For example Python has Celery and Ruby has Sidekiq. As far as I know there's no libraries in either language that has something as battle hardened with comparable features for background tasks using Postgres as a backend.
There's a big difference between getting something to work in a demo (achievable by skimming PG's docs and rolling your own job queue) vs using something that has tens of thousands of hours of dev time and tons of real world usage.
I'm all for using PG for things like full text search when I can because it drastically reduces operation complexity if you can avoid needing to run Elasticsearch, but Redis on the other hand is a swiss army knife of awesome. It's often used for caching or as a session back-end so you probably have it as part of your stack already. It's also really easy to run, uses almost no resources and is in the same tier as nginx in terms of how crazy efficient it is and how reliable it is. I don't see not using Redis for a job queue as that big of a win.
A good job queue will have all or most of these features:
Prioritize jobs (queues, weighs to certain jobs, etc.)
Scheduled jobs (running them once but X time in the future)
Periodic jobs (running them every 2nd Tuesday at 3:33am)
Static and dynamic configuration (CRUD'ing jobs at runtime, like adding new scheduled tasks)
Re-try jobs (customizable strategy, such as exponential back off)
Rate limit jobs
Expire jobs
Cancel jobs
Unique jobs
Batch executing
Handling graceful shutdown (integration with your app server)
Get metrics (status, health, progress, etc.)
Browse job history
Web UI (nice to have)
And I'm sure I'm missing things too. These are only off the top of my head based on features I tend to use in most applications. In other words, this isn't a laundry list of "nice to haves in theory", most of these are core or essential features IMO. I use them in nearly every web app.Rolling all of these things on your own would be a massive undertaking. Tools like Celery and Sidekiq have been actively developed for ~10 years now and have likely processed hundreds of billions of jobs through them to iron out the kinks.

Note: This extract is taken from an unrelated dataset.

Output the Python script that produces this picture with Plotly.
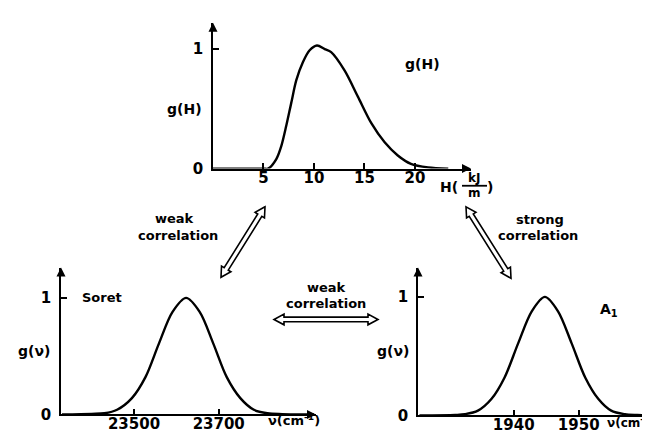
import math
import plotly.graph_objects as go

# ---------------- data ----------------
H_values = [0, 5.0, 5.45, 6.27, 6.77, 7.26, 7.75, 8.25, 8.9, 9.57, 10.3, 11.06, 11.7, 13.04, 14.36, 15.68, 17.0, 18.3, 19.6, 21.3, 23.3]
gH_values = [0, 0, 0, 0.08, 0.19, 0.36, 0.55, 0.74, 0.89, 0.99, 1.03, 1.0, 0.975, 0.82, 0.60, 0.38, 0.22, 0.11, 0.04, 0.01, 0]
H_ticks = [5, 10, 15, 20]

soret_nu = [23330, 23400, 23430, 23460, 23495, 23527, 23559, 23591, 23623, 23655, 23687, 23719, 23751, 23783, 23815, 23850, 23925]
soret_g = [0, 0.005, 0.01, 0.04, 0.14, 0.32, 0.61, 0.88, 1.0, 0.88, 0.61, 0.32, 0.14, 0.04, 0.01, 0.003, 0]
soret_ticks = [23500, 23700]

a1_nu = [1925.5, 1931, 1932.5, 1934.5, 1936.6, 1938.6, 1940.7, 1942.8, 1944.8, 1946.8, 1948.9, 1951.0, 1953.0, 1955.0, 1957.1, 1959, 1961]
a1_g = [0, 0.004, 0.01, 0.04, 0.14, 0.32, 0.61, 0.88, 1.0, 0.88, 0.61, 0.32, 0.14, 0.04, 0.01, 0.003, 0]
a1_ticks = [1940, 1950]

# axis ranges
H_range, gH_range = [0, 25.55], [0, 1.221]
soret_range, soret_yrange = [23327.6, 23929.7], [0, 1.2605]
a1_range, a1_yrange = [1925.28, 1961.43], [0, 1.248]

W, Hh = 650, 436
FONT = "DejaVu Sans"


def px(x):
    return x / W


def py(y):
    return 1 - y / Hh


fig = go.Figure()
curves = [(H_values, gH_values, "x", "y", 0.85), (soret_nu, soret_g, "x2", "y2", 0.9), (a1_nu, a1_g, "x3", "y3", 0.9)]
for xs, ys, xa, ya, sm in curves:
    fig.add_trace(go.Scatter(x=xs, y=ys, xaxis=xa, yaxis=ya, mode="lines",
                             line=dict(color="black", width=2.4, shape="spline", smoothing=sm)))

# arrow heads at the ends of each axis
for (xr, yr), xa, ya in [((H_range, gH_range), "x", "y"), ((soret_range, soret_yrange), "x2", "y2"),
                         ((a1_range, a1_yrange), "x3", "y3")]:
    fig.add_trace(go.Scatter(x=[xr[0], xr[1]], y=[yr[1], yr[0]], xaxis=xa, yaxis=ya, mode="markers",
                             cliponaxis=False, hoverinfo="skip",
                             marker=dict(symbol=["arrow-up", "arrow-right"], size=9, color="black",
                                         line=dict(width=0))))

tickfont = dict(family=FONT, size=15, color="black", weight="bold")


def xax(domain, rng, anchor, ticks, standoff):
    return dict(domain=domain, range=rng, anchor=anchor, showgrid=False, zeroline=False,
                showline=True, linecolor="black", linewidth=1.8, ticks="inside", ticklen=6,
                tickwidth=1.5, tickcolor="black", tickvals=ticks, ticktext=[str(t) for t in ticks],
                tickfont=tickfont, ticklabelstandoff=standoff, fixedrange=True)


def yax(domain, rng, anchor, standoff):
    return dict(domain=domain, range=rng, anchor=anchor, showgrid=False, zeroline=False,
                showline=True, linecolor="black", linewidth=1.8, ticks="inside", ticklen=6,
                tickwidth=1.5, tickcolor="black", tickvals=[0, 1], ticktext=["0", "1"],
                tickfont=tickfont, ticklabelstandoff=standoff, fixedrange=True)


fig.update_layout(
    width=W, height=Hh, margin=dict(l=0, r=0, t=0, b=0),
    paper_bgcolor="white", plot_bgcolor="white", showlegend=False,
    xaxis=xax([px(205), px(463)], H_range, "y", H_ticks, -6),
    yaxis=yax([py(164), py(15)], gH_range, "x", 5),
    xaxis2=xax([px(53), px(308)], soret_range, "y2", soret_ticks, -5),
    yaxis2=yax([py(415), py(265)], soret_yrange, "x2", 5),
    xaxis3=xax([px(410), px(645)], a1_range, "y3", a1_ticks, -5),
    yaxis3=yax([py(416), py(265)], a1_yrange, "x3", 5),
)

ann = []
lab = dict(family=FONT, size=13, color="black", weight="bold")


def text(t, x, y, anchor="center", size=None):
    f = dict(lab)
    if size:
        f["size"] = size
    ann.append(dict(text=t, x=px(x), y=py(y), xref="paper", yref="paper", showarrow=False,
                    xanchor=anchor, yanchor="middle", font=f))


text("g(H)", 176, 103, size=14)
text("g(H)", 415, 57, size=14)
text("H(", 441, 183, size=14)
text("kJ", 466, 174, size=12)
text("m", 466, 189, size=12)
text(")", 482, 183, size=14)
text("weak", 166, 215)
text("correlation", 170, 232)
text("strong", 532, 216)
text("correlation", 530, 232)
text("weak", 318, 285)
text("correlation", 318, 302)
text("g(ν)", 26, 350, size=14)
text("Soret", 94, 296)
text("ν(cm<sup>-1</sup>)", 286, 421)
text("g(ν)", 385, 350, size=14)
text("A<sub>1</sub>", 601, 308, size=14)
text("ν(cm<sup>-1</sup>", 597, 423, anchor="left", size=12)
fig.update_layout(annotations=ann)

# fraction bar of kJ/m
shapes = [dict(type="line", xref="paper", yref="paper", x0=px(454), x1=px(479), y0=py(181.5), y1=py(181.5),
               line=dict(color="black", width=1.8))]

# hollow double arrows (endpoints in pixels)
double_arrows = [((257, 203), (213, 275)), ((458, 203), (503, 276)), ((266, 318), (370, 318))]


def hollow(p1, p2, w=2.4, L=10, h=5.5):
    ux, uy = p2[0] - p1[0], p2[1] - p1[1]
    d = math.hypot(ux, uy)
    ux, uy = ux / d, uy / d
    nx, ny = -uy, ux
    pts = [
        p1,
        (p1[0] + L * ux + h * nx, p1[1] + L * uy + h * ny),
        (p1[0] + L * ux + w * nx, p1[1] + L * uy + w * ny),
        (p2[0] - L * ux + w * nx, p2[1] - L * uy + w * ny),
        (p2[0] - L * ux + h * nx, p2[1] - L * uy + h * ny),
        p2,
        (p2[0] - L * ux - h * nx, p2[1] - L * uy - h * ny),
        (p2[0] - L * ux - w * nx, p2[1] - L * uy - w * ny),
        (p1[0] + L * ux - w * nx, p1[1] + L * uy - w * ny),
        (p1[0] + L * ux - h * nx, p1[1] + L * uy - h * ny),
    ]
    path = "M " + " L ".join(f"{px(a):.5f},{py(b):.5f}" for a, b in pts) + " Z"
    return dict(type="path", xref="paper", yref="paper", path=path, fillcolor="white",
                line=dict(color="black", width=1.6))


for a, b in double_arrows:
    shapes.append(hollow(a, b))
fig.update_layout(shapes=shapes)

fig.write_html("out.html")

Even if you managed to do all of that and created it as a Postgres extension (which I think is doable on paper), that's only half the story. Now you'd have to write language specific clients to interface with that so you can create jobs in your application using a nice API. This would be a very welcome project but I think we're talking a year+ of full time development time to release something useful that supports a few languages, assuming you're already an expert with writing pg extensions, have extension knowledge about job queues and know a few popular programming languages to release the initial clients.
It's also probably one of the easiest services to deploy and manage; often a one-liner.
Plus like you said, swiss army knife. It has so many uses. It's inevitable my stack will include a redis at some point, and my reaction is almost always "I should have just started with redis in the first place."
Is redis prone to golden hammer syndrome? Of course. But as long as you aren't too ridiculous, I've found you can stretch it pretty far.
- You have a separate schema for your procs
- You define your procs in files
- You write tests for your procs
- You put your files into git
- Then, in a transaction, you drop your old schema and deploy the new one
How do you write tests? With what data are you testing?
How do you handle backwards compatibility? (For the code? For the data?)
Do you do this upgrade during deployment? Can you do blue/green deployments? What about canary deployments?
Is this transaction where you are dropping the old and creating the new part of the code or part of the database? (the actual code that does this)
How do you profile the performance of the said code?
In most other languages, you’re sending everything to the queue. With Elixir you only need a small subset of background work to go to a queue, which is usually work that would stress the database.
You can use pgtap to write automated unit tests. For profiling, there are explain, autoexplain, and plprofiler.
Blue/Green and Canary deployments are not currently possible with Postgres. On the other hand, Postres has transactional DDL, which means there is no downtime during code deployment and automatic rollback if something goes wrong.
The database is only for data and for stored procedures or functions, which are stored in separate schemas. Your deployment scripts, migration scripts, test scripts and everything else is not stored in the database, but in your source control system, e.g. Git.
For everything else, just use conventional software engineering practices. There is no reason to treat SQL code differently than Ruby or Java code.
seriously, you have the actual data, you have the store procedures and you have the code. Each has their own version. I have never seen this work in a production environment. It's possible that things evolved and there is better tooling since I last tried performing this stunt.
If it works for you that's great and maybe you should write some sort of blog post (do people still blog?) describing the setup and allowing others to either 1) replicate and use it 2) poke holes in it.
How do you handle this in other languages?
How does this nonsense add anything to the discussion?